Design and setting: A cross-sectional study of 44 042 type 2 patients, and a 6-year prospective study of 4468 type 2 patients.
Results: Obese patients (BMI > or = 30 kg m(-2)), 37% of all patients, had high frequencies of hypertension (88%), hyperlipidaemia (81%) and microalbuminuria (29%). Only 11% had blood pressure <130/80 mmHg. Their ratio of triglycerides to HDL cholesterol was considerably elevated, whilst the mean total and LDL cholesterol were similar as in normal weight subjects. Obese patients had elevated odds ratios for hypertension, hyperlipidaemia and microalbuminuria: 2.1, 1.8 and 1.4 in the cross-sectional study, similarly confirmed in the prospective 6-year study. BMI was an independent predictor of these risk factors (P < 0.001), although only slightly associated with HbA1c and not with total or LDL cholesterol. A change in BMI during the prospective study was related to a change in HbA1c in patients treated with diet and oral hypoglycaemic agents (OHAs) but not with insulin. In all patients, an increase in BMI was related to the development of hypertension, and a change in BMI to change in blood pressure, also mostly confirmed when treated with diet, OHAs or insulin.

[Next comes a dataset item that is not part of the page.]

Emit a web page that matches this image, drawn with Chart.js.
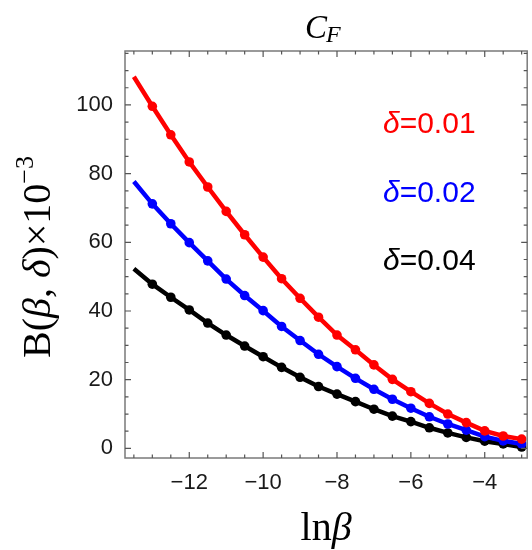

Conclusions: The high frequencies of risk factors in obese type 2 patients implies an increased risk of cardiovascular disease and the need for therapeutic measures. The paradox that hypoglycaemic treatment accompanied by weight gain may increase cardiovascular risk factors seems to be verified here concerning hypertension but not concerning microalbuminuria.